Below are records to repeat exactly. Omit the pictures from the copy.

Working data.
_ _ _ _ _
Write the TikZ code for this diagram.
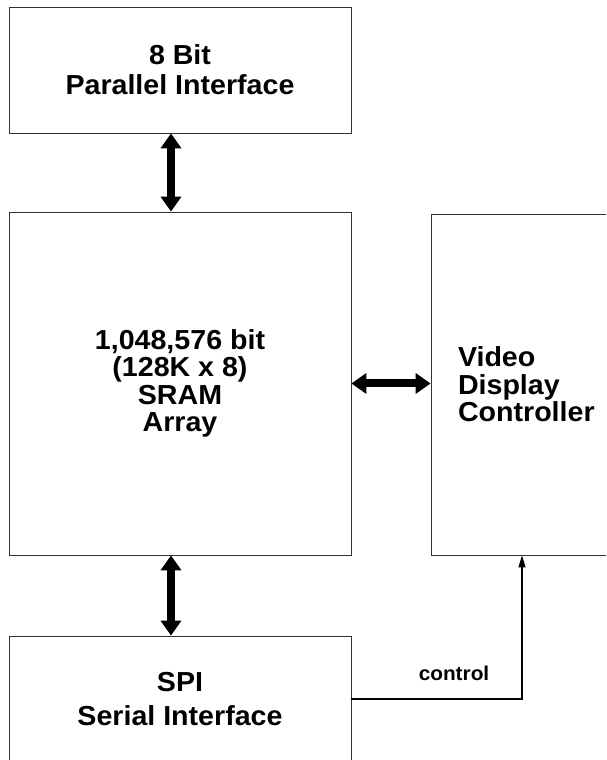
\documentclass[tikz,border=0pt]{standalone}
\usepackage{fontspec}
\setmainfont{Liberation Sans}[FakeStretch=1.04]
\usetikzlibrary{arrows.meta}

\tikzset{
  blockbox/.style={draw=black!80, line width=0.8pt, minimum width=342pt,
    align=center, font=\fontsize{27.5}{27.5}\selectfont\bfseries},
  busarrow/.style={line width=8pt, {Triangle[width=20pt,length=15pt]}-{Triangle[width=20pt,length=15pt]}},
  ctlarrow/.style={line width=1.1pt, -{Triangle[width=7pt,length=12pt]}}
}

\begin{document}
\begin{tikzpicture}[x=1pt,y=1pt]
    \useasboundingbox (0,0) rectangle (606,760);
    \clip (0,0) rectangle (606,760);
    % blocks
    \node[blockbox, minimum height=126pt] (par) at (180,690) {8 Bit\\[2.5pt]Parallel Interface};
    \node[blockbox, minimum height=343pt] (sram) at (180,376.5) {1,048,576 bit\\(128K x 8)\\SRAM\\Array};
    \node[blockbox, minimum height=341pt, text width=288pt, inner xsep=27pt, align=left] (vdc) at (602,375.5) {Video\\Display\\Controller};
    \node[blockbox, minimum height=126pt] (spi) at (180,61) {SPI\\[7pt]Serial Interface};
    % buses
    \draw[busarrow] ([xshift=-9pt]par.south) -- ([xshift=-9pt]sram.north);
    \draw[busarrow] ([xshift=-9pt]sram.south) -- ([xshift=-9pt]spi.north);
    \draw[busarrow] (sram.east) -- (sram.east -| vdc.west);
    % control line
    \draw[ctlarrow] (spi.east) -| ([xshift=-80pt]vdc.south);
    \node[font=\fontsize{20}{22}\selectfont\bfseries] (ctl) at (454,87) {control};
\end{tikzpicture}
\end{document}
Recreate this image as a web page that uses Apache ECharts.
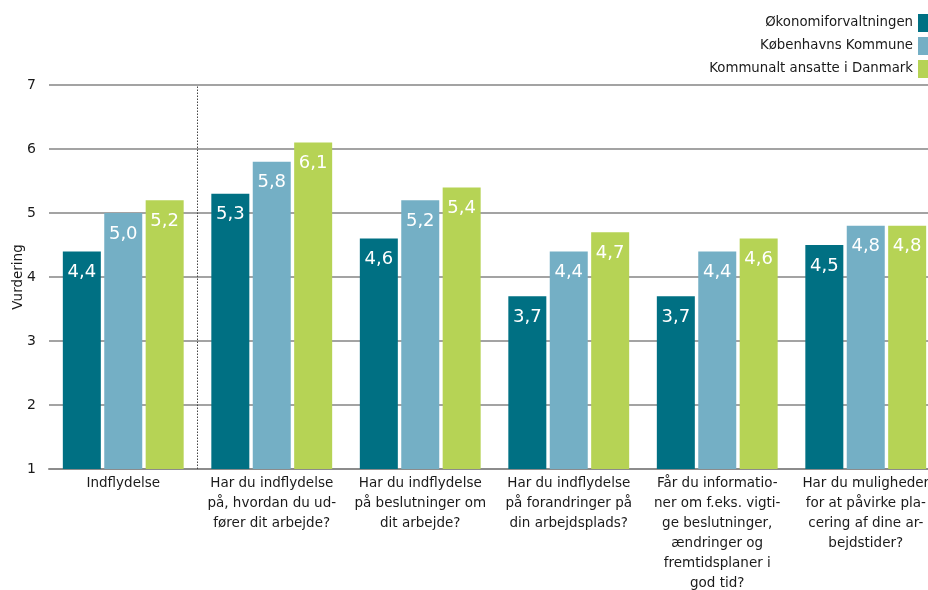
<!DOCTYPE html>
<html>
<head>
<meta charset="utf-8">
<script src="https://cdn.jsdelivr.net/npm/echarts@6/dist/echarts.min.js"></script>
<style>
  html, body { margin: 0; padding: 0; background: #ffffff; }
  #chart { width: 928px; height: 590px; }
</style>
</head>
<body>
<div id="chart"></div>
<script>
// Question categories (line breaks as printed under each group)
const categories = [
  'Indflydelse',
  'Har du indflydelse\npå, hvordan du ud-\nfører dit arbejde?',
  'Har du indflydelse\npå beslutninger om\ndit arbejde?',
  'Har du indflydelse\npå forandringer på\ndin arbejdsplads?',
  'Får du informatio-\nner om f.eks. vigti-\nge beslutninger,\nændringer og\nfremtidsplaner i\ngod tid?',
  'Har du muligheder\nfor at påvirke pla-\ncering af dine ar-\nbejdstider?'
];
// number of summary groups shown before the dotted separator
const summaryCount = 1;

const seriesNames = ['Økonomiforvaltningen', 'Københavns Kommune', 'Kommunalt ansatte i Danmark'];
const okonomiValues = [4.4, 5.3, 4.6, 3.7, 3.7, 4.5];
const kommuneValues = [5.0, 5.8, 5.2, 4.4, 4.4, 4.8];
const danmarkValues = [5.2, 6.1, 5.4, 4.7, 4.6, 4.8];

const yTicks = [1, 2, 3, 4, 5, 6, 7];

const colors = ['#007083', '#74afc5', '#b6d355'];
const fontFamily = 'DejaVu Sans, Verdana, sans-serif';

const chart = echarts.init(document.getElementById('chart'), null, { renderer: 'canvas' });

function barSeries(name, data, color) {
  return {
    name: name,
    type: 'bar',
    data: data,
    barWidth: 38,
    barGap: '9%',
    itemStyle: { color: color },
    label: {
      show: true,
      position: 'insideTop',
      distance: 12,
      color: '#ffffff',
      fontFamily: fontFamily,
      fontSize: 18,
      formatter: p => p.value.toFixed(1).replace('.', ',')
    }
  };
}

chart.setOption({
  animation: false,
  color: colors,
  textStyle: { fontFamily: fontFamily },
  legend: {
    orient: 'vertical',
    right: -5,
    top: 9,
    align: 'right',
    itemWidth: 10,
    itemHeight: 18,
    itemGap: 5,
    icon: 'rect',
    textStyle: { fontFamily: fontFamily, fontSize: 13.3, color: '#1a1a1a' },
    data: seriesNames
  },
  // the plot runs a little past the right edge of the page
  grid: { left: 49, width: 891, top: 85, bottom: 121, containLabel: false, outerBoundsMode: 'none' },
  xAxis: [
    {
      type: 'category',
      data: categories,
      axisLine: { show: true, lineStyle: { color: '#8c8c8c', width: 2 } },
      axisTick: { show: false },
      axisLabel: {
        interval: 0,
        margin: 4,
        fontFamily: fontFamily,
        fontSize: 13.5,
        lineHeight: 20,
        color: '#1a1a1a',
        align: 'center'
      },
      splitLine: { show: false }
    },
    {
      // hidden helper axis measured in category widths, used for the separator
      type: 'value',
      show: false,
      min: 0,
      max: categories.length,
      position: 'bottom'
    }
  ],
  yAxis: {
    type: 'value',
    min: yTicks[0],
    max: yTicks[yTicks.length - 1],
    interval: 1,
    name: 'Vurdering',
    nameLocation: 'middle',
    nameGap: 24,
    nameMoveOverlap: false,
    nameTextStyle: { fontFamily: fontFamily, fontSize: 13.5, color: '#1a1a1a' },
    axisLine: { show: false },
    axisTick: { show: false },
    axisLabel: { fontFamily: fontFamily, fontSize: 14, color: '#1a1a1a', margin: 13 },
    splitLine: { lineStyle: { color: '#a3a3a3', width: 2 } }
  },
  series: [
    barSeries(seriesNames[0], okonomiValues, colors[0]),
    barSeries(seriesNames[1], kommuneValues, colors[1]),
    barSeries(seriesNames[2], danmarkValues, colors[2]),
    {
      name: 'separator',
      type: 'line',
      xAxisIndex: 1,
      data: [],
      silent: true,
      markLine: {
        silent: true,
        symbol: 'none',
        label: { show: false },
        lineStyle: { type: [1.5, 1.5], color: '#444444', width: 1 },
        data: [{ xAxis: summaryCount }]
      }
    }
  ]
});
</script>
</body>
</html>
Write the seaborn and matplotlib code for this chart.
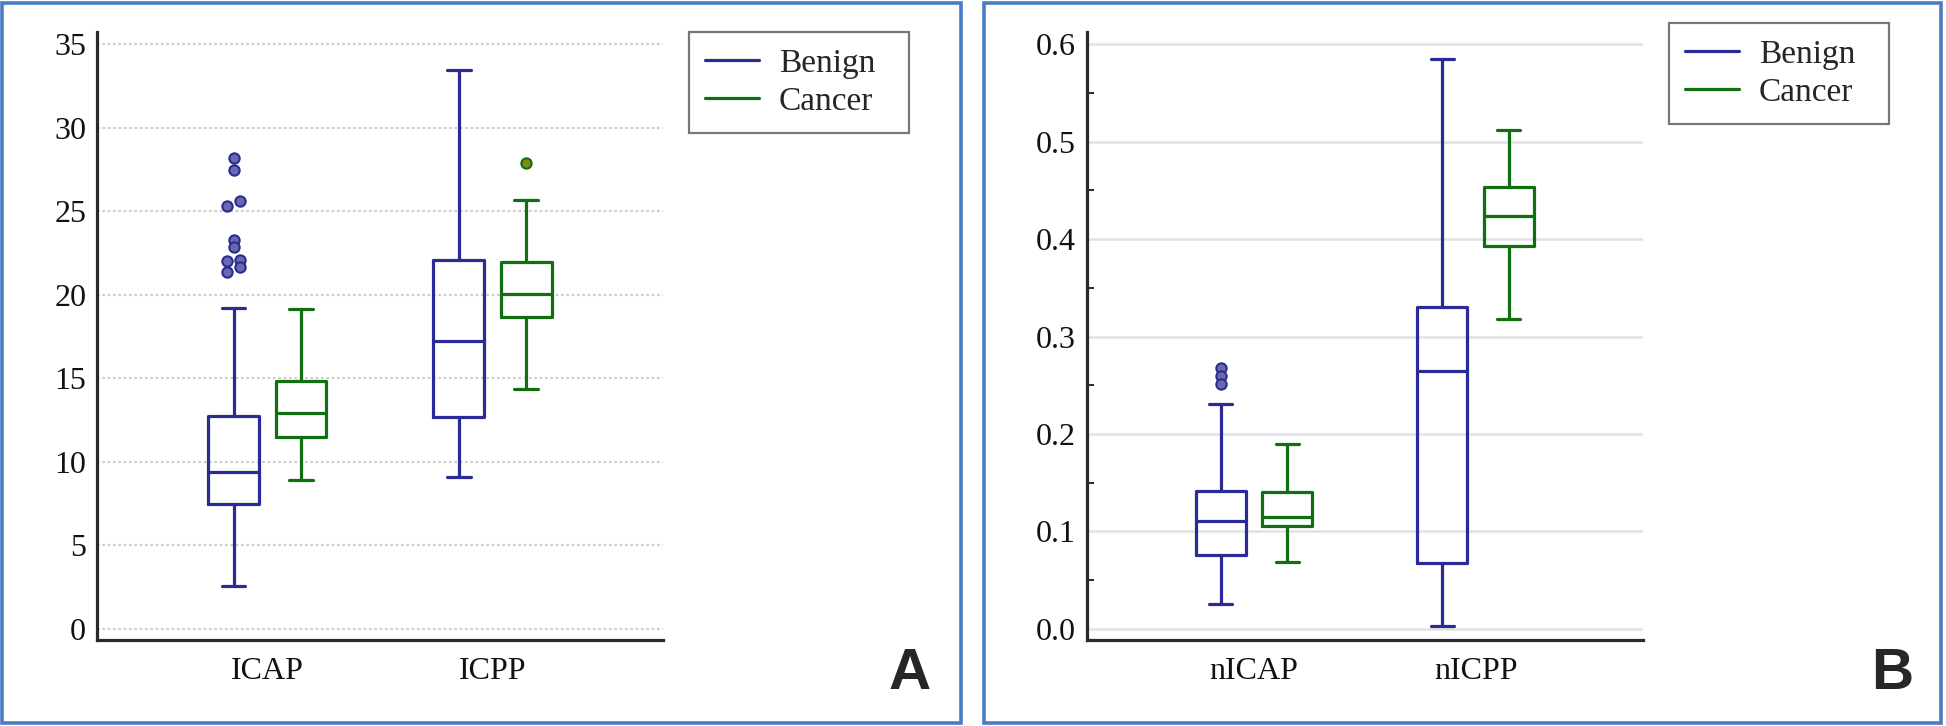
_ _ _ _ _
Solution for this task.
Write the TikZ code for this diagram.
\documentclass[tikz,border=0pt]{standalone}
\usepackage{fontspec}
\setmainfont{Liberation Sans}[FakeStretch=1.04]
\usetikzlibrary{arrows.meta}

\tikzset{
  blockbox/.style={draw=black!80, line width=0.8pt, minimum width=342pt,
    align=center, font=\fontsize{27.5}{27.5}\selectfont\bfseries},
  busarrow/.style={line width=8pt, {Triangle[width=20pt,length=15pt]}-{Triangle[width=20pt,length=15pt]}},
  ctlarrow/.style={line width=1.1pt, -{Triangle[width=7pt,length=12pt]}}
}

\begin{document}
\begin{tikzpicture}[x=1pt,y=1pt]
    \useasboundingbox (0,0) rectangle (606,760);
    \clip (0,0) rectangle (606,760);
    % blocks
    \node[blockbox, minimum height=126pt] (par) at (180,690) {8 Bit\\[2.5pt]Parallel Interface};
    \node[blockbox, minimum height=343pt] (sram) at (180,376.5) {1,048,576 bit\\(128K x 8)\\SRAM\\Array};
    \node[blockbox, minimum height=341pt, text width=288pt, inner xsep=27pt, align=left] (vdc) at (602,375.5) {Video\\Display\\Controller};
    \node[blockbox, minimum height=126pt] (spi) at (180,61) {SPI\\[7pt]Serial Interface};
    % buses
    \draw[busarrow] ([xshift=-9pt]par.south) -- ([xshift=-9pt]sram.north);
    \draw[busarrow] ([xshift=-9pt]sram.south) -- ([xshift=-9pt]spi.north);
    \draw[busarrow] (sram.east) -- (sram.east -| vdc.west);
    % control line
    \draw[ctlarrow] (spi.east) -| ([xshift=-80pt]vdc.south);
    \node[font=\fontsize{20}{22}\selectfont\bfseries] (ctl) at (454,87) {control};
\end{tikzpicture}
\end{document}
Recreate this image as a web page that uses Apache ECharts.
<!DOCTYPE html>
<html>
<head>
<meta charset="utf-8">
<script src="https://cdn.jsdelivr.net/npm/echarts@6/dist/echarts.min.js"></script>
<style>
  html, body { margin: 0; padding: 0; background: #ffffff; }
  #chart { width: 928px; height: 590px; }
</style>
</head>
<body>
<div id="chart"></div>
<script>
// Question categories (line breaks as printed under each group)
const categories = [
  'Indflydelse',
  'Har du indflydelse\npå, hvordan du ud-\nfører dit arbejde?',
  'Har du indflydelse\npå beslutninger om\ndit arbejde?',
  'Har du indflydelse\npå forandringer på\ndin arbejdsplads?',
  'Får du informatio-\nner om f.eks. vigti-\nge beslutninger,\nændringer og\nfremtidsplaner i\ngod tid?',
  'Har du muligheder\nfor at påvirke pla-\ncering af dine ar-\nbejdstider?'
];
// number of summary groups shown before the dotted separator
const summaryCount = 1;

const seriesNames = ['Økonomiforvaltningen', 'Københavns Kommune', 'Kommunalt ansatte i Danmark'];
const okonomiValues = [4.4, 5.3, 4.6, 3.7, 3.7, 4.5];
const kommuneValues = [5.0, 5.8, 5.2, 4.4, 4.4, 4.8];
const danmarkValues = [5.2, 6.1, 5.4, 4.7, 4.6, 4.8];

const yTicks = [1, 2, 3, 4, 5, 6, 7];

const colors = ['#007083', '#74afc5', '#b6d355'];
const fontFamily = 'DejaVu Sans, Verdana, sans-serif';

const chart = echarts.init(document.getElementById('chart'), null, { renderer: 'canvas' });

function barSeries(name, data, color) {
  return {
    name: name,
    type: 'bar',
    data: data,
    barWidth: 38,
    barGap: '9%',
    itemStyle: { color: color },
    label: {
      show: true,
      position: 'insideTop',
      distance: 12,
      color: '#ffffff',
      fontFamily: fontFamily,
      fontSize: 18,
      formatter: p => p.value.toFixed(1).replace('.', ',')
    }
  };
}

chart.setOption({
  animation: false,
  color: colors,
  textStyle: { fontFamily: fontFamily },
  legend: {
    orient: 'vertical',
    right: -5,
    top: 9,
    align: 'right',
    itemWidth: 10,
    itemHeight: 18,
    itemGap: 5,
    icon: 'rect',
    textStyle: { fontFamily: fontFamily, fontSize: 13.3, color: '#1a1a1a' },
    data: seriesNames
  },
  // the plot runs a little past the right edge of the page
  grid: { left: 49, width: 891, top: 85, bottom: 121, containLabel: false, outerBoundsMode: 'none' },
  xAxis: [
    {
      type: 'category',
      data: categories,
      axisLine: { show: true, lineStyle: { color: '#8c8c8c', width: 2 } },
      axisTick: { show: false },
      axisLabel: {
        interval: 0,
        margin: 4,
        fontFamily: fontFamily,
        fontSize: 13.5,
        lineHeight: 20,
        color: '#1a1a1a',
        align: 'center'
      },
      splitLine: { show: false }
    },
    {
      // hidden helper axis measured in category widths, used for the separator
      type: 'value',
      show: false,
      min: 0,
      max: categories.length,
      position: 'bottom'
    }
  ],
  yAxis: {
    type: 'value',
    min: yTicks[0],
    max: yTicks[yTicks.length - 1],
    interval: 1,
    name: 'Vurdering',
    nameLocation: 'middle',
    nameGap: 24,
    nameMoveOverlap: false,
    nameTextStyle: { fontFamily: fontFamily, fontSize: 13.5, color: '#1a1a1a' },
    axisLine: { show: false },
    axisTick: { show: false },
    axisLabel: { fontFamily: fontFamily, fontSize: 14, color: '#1a1a1a', margin: 13 },
    splitLine: { lineStyle: { color: '#a3a3a3', width: 2 } }
  },
  series: [
    barSeries(seriesNames[0], okonomiValues, colors[0]),
    barSeries(seriesNames[1], kommuneValues, colors[1]),
    barSeries(seriesNames[2], danmarkValues, colors[2]),
    {
      name: 'separator',
      type: 'line',
      xAxisIndex: 1,
      data: [],
      silent: true,
      markLine: {
        silent: true,
        symbol: 'none',
        label: { show: false },
        lineStyle: { type: [1.5, 1.5], color: '#444444', width: 1 },
        data: [{ xAxis: summaryCount }]
      }
    }
  ]
});
</script>
</body>
</html>
Write the seaborn and matplotlib code for this chart.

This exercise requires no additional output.